>> START Input for this task

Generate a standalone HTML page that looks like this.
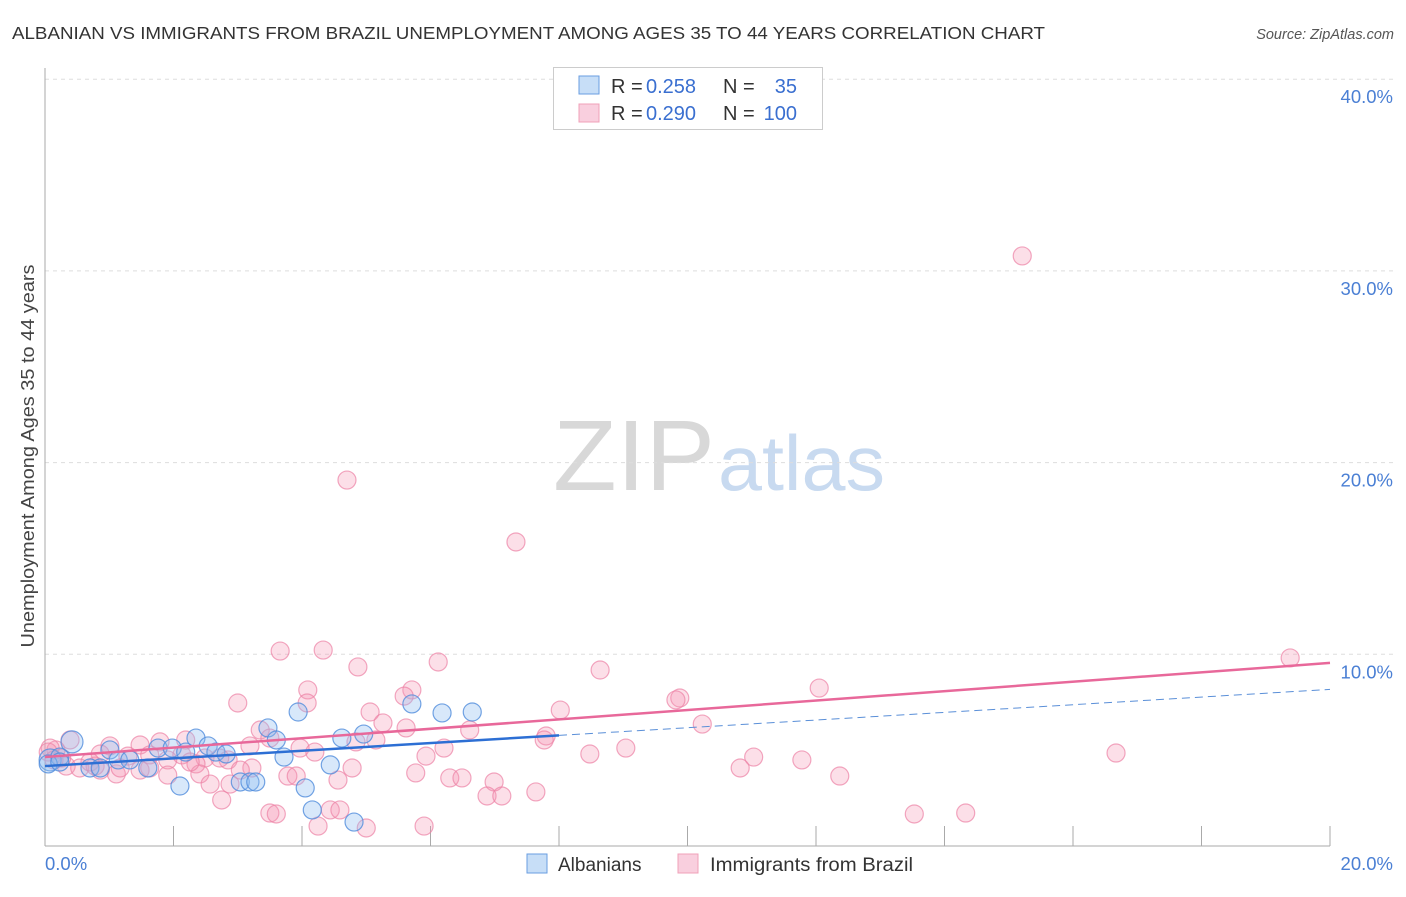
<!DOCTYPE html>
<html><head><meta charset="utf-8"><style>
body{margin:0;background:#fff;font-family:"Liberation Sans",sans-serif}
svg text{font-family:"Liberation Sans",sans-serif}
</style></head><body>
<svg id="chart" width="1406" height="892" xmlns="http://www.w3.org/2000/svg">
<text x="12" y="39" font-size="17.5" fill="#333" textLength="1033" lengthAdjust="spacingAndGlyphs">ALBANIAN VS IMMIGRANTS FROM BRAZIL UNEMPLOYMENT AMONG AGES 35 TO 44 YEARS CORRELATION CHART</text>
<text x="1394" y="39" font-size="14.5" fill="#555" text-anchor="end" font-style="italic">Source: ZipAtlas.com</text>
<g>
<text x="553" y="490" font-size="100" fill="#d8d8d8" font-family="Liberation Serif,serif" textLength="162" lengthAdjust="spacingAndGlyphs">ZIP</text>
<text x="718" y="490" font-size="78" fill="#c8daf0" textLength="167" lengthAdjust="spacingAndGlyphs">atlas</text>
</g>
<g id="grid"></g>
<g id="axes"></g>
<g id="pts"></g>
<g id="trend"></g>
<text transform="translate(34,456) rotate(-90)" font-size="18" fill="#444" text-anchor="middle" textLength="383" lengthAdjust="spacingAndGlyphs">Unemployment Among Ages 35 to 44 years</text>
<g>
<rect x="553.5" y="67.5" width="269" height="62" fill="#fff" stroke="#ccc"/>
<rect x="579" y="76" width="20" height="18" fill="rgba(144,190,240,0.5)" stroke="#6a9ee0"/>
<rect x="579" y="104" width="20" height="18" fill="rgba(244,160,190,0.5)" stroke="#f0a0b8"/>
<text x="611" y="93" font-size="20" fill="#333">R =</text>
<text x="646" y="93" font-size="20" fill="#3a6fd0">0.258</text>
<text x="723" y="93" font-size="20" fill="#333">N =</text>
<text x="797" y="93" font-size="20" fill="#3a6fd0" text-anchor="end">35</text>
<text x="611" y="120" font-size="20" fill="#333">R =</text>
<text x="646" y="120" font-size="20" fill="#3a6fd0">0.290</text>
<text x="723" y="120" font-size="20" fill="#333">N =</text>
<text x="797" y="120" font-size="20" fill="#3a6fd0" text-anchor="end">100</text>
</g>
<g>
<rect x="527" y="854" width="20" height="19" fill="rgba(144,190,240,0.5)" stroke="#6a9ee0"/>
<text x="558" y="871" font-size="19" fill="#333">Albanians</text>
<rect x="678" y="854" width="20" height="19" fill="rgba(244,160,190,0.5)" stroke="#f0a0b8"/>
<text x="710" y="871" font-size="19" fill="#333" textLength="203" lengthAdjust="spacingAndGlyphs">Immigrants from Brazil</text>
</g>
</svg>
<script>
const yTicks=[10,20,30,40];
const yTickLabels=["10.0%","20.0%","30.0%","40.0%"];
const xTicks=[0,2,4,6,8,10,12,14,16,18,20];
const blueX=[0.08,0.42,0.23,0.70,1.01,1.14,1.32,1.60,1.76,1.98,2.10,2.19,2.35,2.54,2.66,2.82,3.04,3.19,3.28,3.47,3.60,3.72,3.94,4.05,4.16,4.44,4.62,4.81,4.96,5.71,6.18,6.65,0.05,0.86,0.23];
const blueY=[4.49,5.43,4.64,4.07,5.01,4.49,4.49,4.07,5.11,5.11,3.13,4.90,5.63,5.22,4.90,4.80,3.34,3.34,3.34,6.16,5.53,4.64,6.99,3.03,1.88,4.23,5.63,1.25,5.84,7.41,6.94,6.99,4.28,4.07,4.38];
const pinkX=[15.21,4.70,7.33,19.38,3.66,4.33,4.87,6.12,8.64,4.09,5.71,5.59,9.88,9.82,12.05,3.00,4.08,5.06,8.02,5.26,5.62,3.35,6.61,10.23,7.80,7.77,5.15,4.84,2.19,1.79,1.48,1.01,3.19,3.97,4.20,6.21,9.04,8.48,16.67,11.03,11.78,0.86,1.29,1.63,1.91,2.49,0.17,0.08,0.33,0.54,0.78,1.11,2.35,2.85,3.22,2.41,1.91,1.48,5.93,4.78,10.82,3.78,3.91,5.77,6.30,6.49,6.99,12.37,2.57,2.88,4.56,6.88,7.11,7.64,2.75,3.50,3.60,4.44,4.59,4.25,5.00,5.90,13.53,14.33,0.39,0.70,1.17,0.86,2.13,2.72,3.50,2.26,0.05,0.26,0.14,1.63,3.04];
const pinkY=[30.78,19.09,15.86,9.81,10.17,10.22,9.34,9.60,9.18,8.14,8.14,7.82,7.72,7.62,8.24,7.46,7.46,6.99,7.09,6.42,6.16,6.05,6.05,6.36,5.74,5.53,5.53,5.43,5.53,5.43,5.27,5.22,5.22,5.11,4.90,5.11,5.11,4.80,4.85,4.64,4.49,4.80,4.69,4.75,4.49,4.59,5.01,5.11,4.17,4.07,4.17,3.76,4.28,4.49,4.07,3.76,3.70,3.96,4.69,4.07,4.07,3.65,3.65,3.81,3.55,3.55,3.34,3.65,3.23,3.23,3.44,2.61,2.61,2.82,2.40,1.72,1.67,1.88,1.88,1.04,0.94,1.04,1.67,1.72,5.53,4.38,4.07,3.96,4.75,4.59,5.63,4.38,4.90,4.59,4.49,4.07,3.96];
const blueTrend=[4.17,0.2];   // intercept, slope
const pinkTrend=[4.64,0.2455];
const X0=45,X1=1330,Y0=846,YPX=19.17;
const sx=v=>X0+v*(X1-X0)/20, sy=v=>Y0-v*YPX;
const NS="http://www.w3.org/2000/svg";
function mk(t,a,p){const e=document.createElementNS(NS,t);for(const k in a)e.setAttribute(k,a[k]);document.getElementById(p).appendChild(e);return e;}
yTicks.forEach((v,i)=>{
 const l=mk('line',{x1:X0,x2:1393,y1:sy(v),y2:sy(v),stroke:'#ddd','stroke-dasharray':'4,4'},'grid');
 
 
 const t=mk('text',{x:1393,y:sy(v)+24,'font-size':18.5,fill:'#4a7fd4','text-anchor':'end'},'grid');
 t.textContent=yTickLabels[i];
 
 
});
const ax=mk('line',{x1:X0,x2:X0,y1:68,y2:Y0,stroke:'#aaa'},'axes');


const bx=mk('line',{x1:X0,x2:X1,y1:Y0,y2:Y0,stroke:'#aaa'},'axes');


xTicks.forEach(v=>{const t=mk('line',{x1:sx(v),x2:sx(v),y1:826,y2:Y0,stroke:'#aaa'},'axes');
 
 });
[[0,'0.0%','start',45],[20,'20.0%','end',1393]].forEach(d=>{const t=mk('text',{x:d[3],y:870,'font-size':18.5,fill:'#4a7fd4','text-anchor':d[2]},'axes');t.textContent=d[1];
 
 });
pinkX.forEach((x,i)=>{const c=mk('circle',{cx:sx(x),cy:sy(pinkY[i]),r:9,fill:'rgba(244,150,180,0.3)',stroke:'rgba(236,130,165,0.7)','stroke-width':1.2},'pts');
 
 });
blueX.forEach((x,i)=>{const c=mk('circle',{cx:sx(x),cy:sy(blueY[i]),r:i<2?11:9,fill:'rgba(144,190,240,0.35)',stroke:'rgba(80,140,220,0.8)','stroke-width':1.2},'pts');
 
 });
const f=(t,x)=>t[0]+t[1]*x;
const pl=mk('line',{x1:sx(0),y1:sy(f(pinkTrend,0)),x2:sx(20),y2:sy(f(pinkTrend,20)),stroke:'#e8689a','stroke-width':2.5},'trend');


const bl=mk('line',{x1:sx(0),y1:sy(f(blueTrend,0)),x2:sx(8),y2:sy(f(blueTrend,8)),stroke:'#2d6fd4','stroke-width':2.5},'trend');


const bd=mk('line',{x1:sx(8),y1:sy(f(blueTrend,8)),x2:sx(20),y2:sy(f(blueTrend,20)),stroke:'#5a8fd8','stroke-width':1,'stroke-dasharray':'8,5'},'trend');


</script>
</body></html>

>> END Input for this task
>> START Input for this task

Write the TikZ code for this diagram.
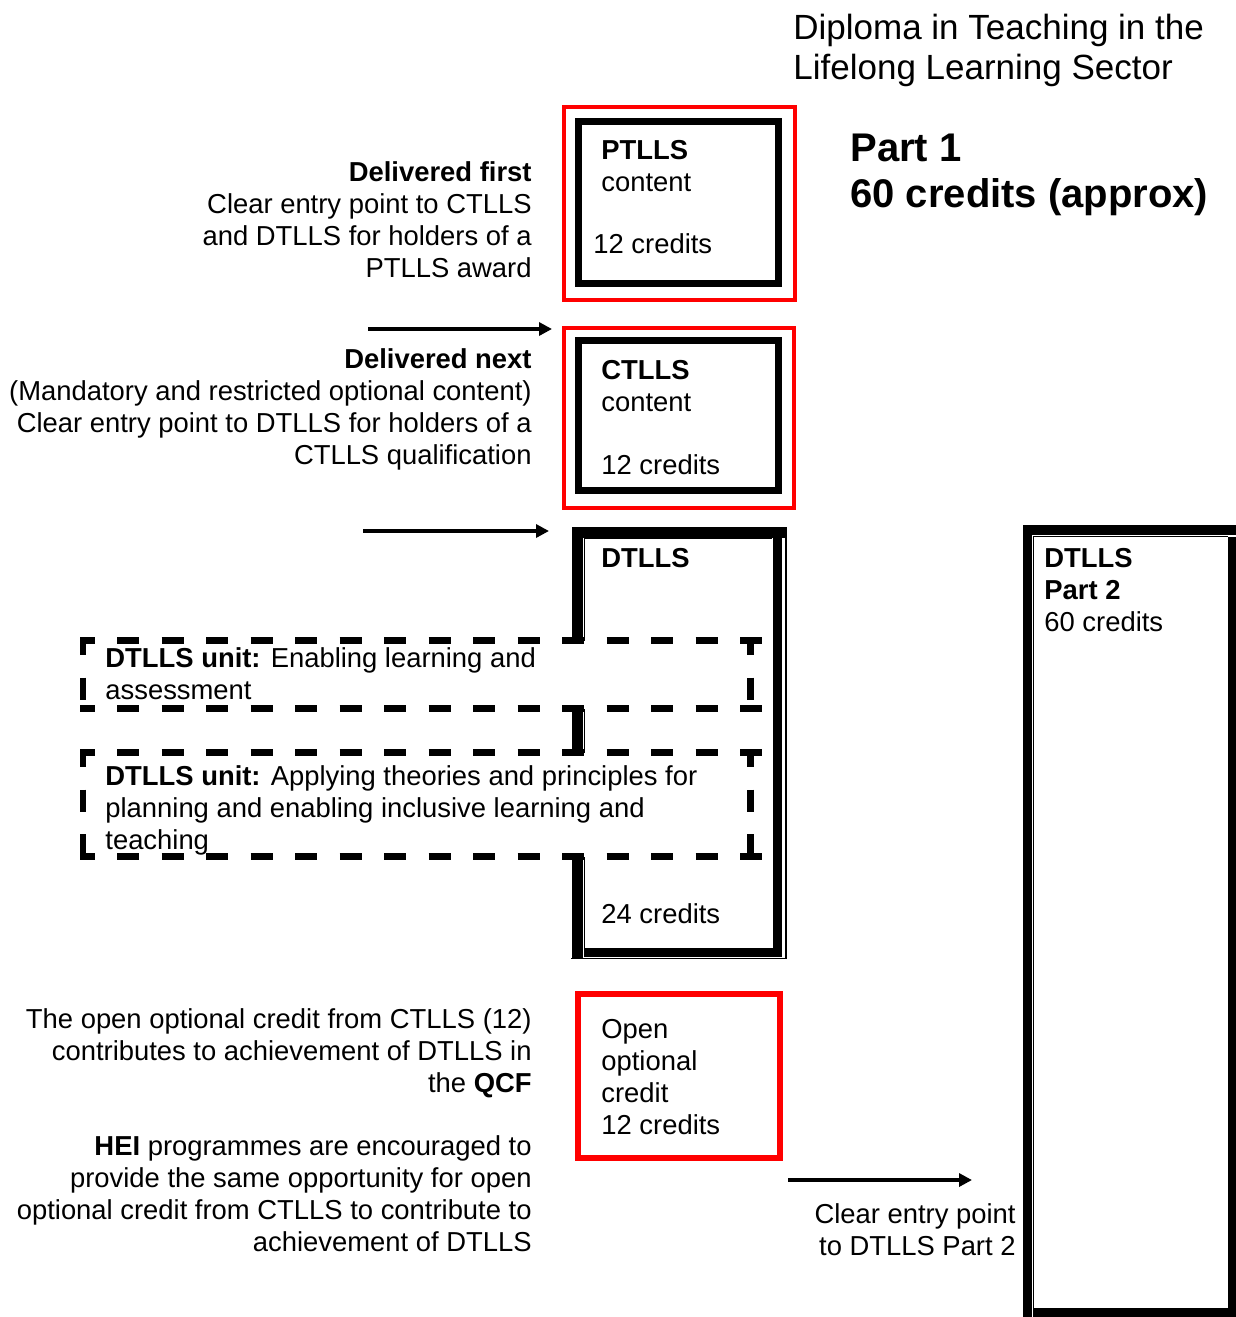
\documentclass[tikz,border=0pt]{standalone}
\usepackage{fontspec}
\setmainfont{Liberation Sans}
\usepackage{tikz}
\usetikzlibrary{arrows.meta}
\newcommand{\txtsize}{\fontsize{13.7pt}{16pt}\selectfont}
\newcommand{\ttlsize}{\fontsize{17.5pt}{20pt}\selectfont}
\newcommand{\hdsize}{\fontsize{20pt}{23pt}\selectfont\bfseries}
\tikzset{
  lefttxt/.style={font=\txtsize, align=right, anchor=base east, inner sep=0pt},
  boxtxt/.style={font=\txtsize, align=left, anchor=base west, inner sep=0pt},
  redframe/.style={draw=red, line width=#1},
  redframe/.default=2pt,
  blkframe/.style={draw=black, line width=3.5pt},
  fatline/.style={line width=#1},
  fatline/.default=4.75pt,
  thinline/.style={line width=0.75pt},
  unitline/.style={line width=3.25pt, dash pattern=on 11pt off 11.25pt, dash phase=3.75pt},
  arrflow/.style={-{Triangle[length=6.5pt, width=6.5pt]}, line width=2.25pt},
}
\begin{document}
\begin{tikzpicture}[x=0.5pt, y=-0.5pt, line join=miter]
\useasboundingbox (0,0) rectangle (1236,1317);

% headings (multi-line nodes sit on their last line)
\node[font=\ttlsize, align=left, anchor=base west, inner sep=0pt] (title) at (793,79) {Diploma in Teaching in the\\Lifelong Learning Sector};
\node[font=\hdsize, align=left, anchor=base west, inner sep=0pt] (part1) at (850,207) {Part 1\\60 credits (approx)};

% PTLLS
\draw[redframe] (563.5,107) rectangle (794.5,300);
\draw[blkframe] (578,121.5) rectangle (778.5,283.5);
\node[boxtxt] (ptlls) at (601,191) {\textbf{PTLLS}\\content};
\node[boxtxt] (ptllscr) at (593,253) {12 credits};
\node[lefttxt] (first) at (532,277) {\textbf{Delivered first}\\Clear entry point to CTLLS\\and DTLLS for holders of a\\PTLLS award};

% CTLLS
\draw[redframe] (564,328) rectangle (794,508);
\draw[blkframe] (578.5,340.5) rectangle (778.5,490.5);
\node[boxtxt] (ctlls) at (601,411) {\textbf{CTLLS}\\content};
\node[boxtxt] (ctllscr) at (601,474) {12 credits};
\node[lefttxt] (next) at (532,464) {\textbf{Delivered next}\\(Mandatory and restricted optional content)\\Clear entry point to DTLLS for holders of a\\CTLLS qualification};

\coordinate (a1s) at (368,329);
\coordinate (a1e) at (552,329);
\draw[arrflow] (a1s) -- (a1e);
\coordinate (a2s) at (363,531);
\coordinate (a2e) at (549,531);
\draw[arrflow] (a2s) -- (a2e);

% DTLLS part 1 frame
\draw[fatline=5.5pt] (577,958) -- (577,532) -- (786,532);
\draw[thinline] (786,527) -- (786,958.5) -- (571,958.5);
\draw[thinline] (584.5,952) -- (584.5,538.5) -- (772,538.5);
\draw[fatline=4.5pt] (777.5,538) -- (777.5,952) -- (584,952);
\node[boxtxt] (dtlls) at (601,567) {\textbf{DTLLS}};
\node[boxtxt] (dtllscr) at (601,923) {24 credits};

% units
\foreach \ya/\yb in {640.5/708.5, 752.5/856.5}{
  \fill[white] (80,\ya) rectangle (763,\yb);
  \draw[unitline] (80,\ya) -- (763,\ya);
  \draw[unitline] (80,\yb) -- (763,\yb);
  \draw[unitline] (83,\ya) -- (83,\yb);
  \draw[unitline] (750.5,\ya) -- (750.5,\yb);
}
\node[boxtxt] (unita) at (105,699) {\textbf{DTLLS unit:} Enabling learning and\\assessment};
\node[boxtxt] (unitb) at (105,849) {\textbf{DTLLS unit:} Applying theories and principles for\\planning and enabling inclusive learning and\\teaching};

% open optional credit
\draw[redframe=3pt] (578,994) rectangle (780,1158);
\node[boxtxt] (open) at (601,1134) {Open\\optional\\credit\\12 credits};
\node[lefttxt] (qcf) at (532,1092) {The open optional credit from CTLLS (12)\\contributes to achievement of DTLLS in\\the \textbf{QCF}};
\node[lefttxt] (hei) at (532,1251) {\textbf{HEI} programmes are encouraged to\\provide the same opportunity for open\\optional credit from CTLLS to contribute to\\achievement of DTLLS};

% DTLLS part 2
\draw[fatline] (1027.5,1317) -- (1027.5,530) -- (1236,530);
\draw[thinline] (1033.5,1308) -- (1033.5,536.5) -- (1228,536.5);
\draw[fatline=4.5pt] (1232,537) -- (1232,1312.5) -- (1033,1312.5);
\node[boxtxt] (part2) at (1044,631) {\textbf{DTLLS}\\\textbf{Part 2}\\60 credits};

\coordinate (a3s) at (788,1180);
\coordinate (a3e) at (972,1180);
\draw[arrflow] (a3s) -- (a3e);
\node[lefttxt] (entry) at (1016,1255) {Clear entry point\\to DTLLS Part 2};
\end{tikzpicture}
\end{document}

>> END Input for this task
>> START Input for this task

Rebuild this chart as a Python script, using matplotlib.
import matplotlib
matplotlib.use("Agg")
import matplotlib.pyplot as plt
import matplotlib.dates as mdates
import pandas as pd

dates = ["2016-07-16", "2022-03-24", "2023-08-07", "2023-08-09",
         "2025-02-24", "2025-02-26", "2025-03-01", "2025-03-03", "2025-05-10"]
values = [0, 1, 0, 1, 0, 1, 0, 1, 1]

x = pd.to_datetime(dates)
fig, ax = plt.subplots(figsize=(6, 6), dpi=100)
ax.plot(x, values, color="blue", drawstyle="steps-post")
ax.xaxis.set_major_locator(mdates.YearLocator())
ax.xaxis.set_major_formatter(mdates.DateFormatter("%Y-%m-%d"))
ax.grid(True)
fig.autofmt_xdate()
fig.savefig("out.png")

>> END Input for this task

Copy each line above that contains the string "script".

<script>
</script>
Rebuild this chart as a Python script, using matplotlib.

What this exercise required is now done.